Prime Video is assembling a new space‑opera from the minds behind The Expanse, signaling a blend of political grit and galactic scope. The project reimagines The Captive’s War, a series by Daniel Abraham and Ty Franck, who also created The Expanse. They’ll be joined by showrunner Naren Shankar and director Breck Eisner as development continues.
The Captive’s War spans two novels and a short story, with a third volume planned to wrap the arc. That setup could sustain roughly three seasons, depending on how the adaptation expands the source material for television.
Andor and Mass Effect vibes in a new era of space opera
Early notes position the series as a space epic rooted in governance and colonization, while still venturing into large‑scale alien threat territory. The creative team aims to fuse Andor’s grounded, bureaucratic tension with Mass Effect’s broad, alien‑driven storytelling, while giving the show its own voice separate from The Expanse.

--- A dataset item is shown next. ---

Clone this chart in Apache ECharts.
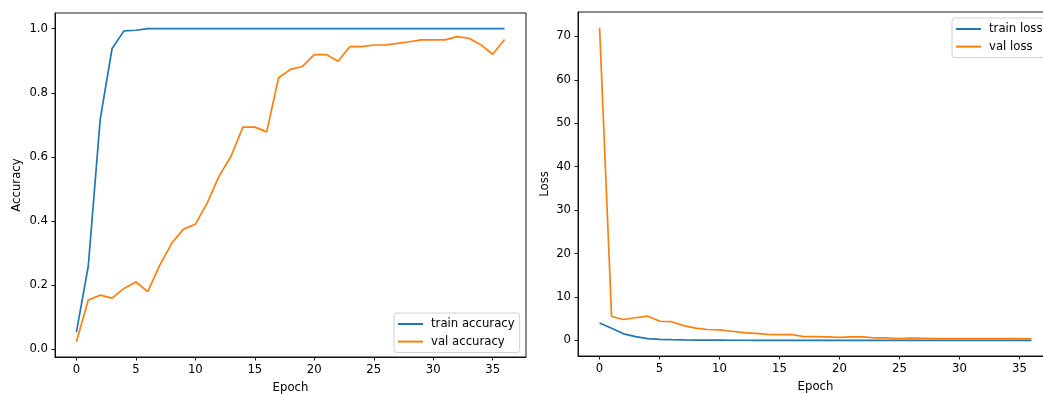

The Carryx and the tonal shift
Central to The Captive’s War is a potent alien power—the Carryx—whose might compels humanity to question what it means to survive and to remain human. Unlike The Expanse, which traded some personal stakes for interstellar politics, this adaptation is expected to emphasize intimate conflicts amid a wider science‑fiction backdrop.
If the execution lands, the series could carve out a distinct identity in Prime Video’s sci‑fi slate, while nodding to the influences of Andor and Mass Effect.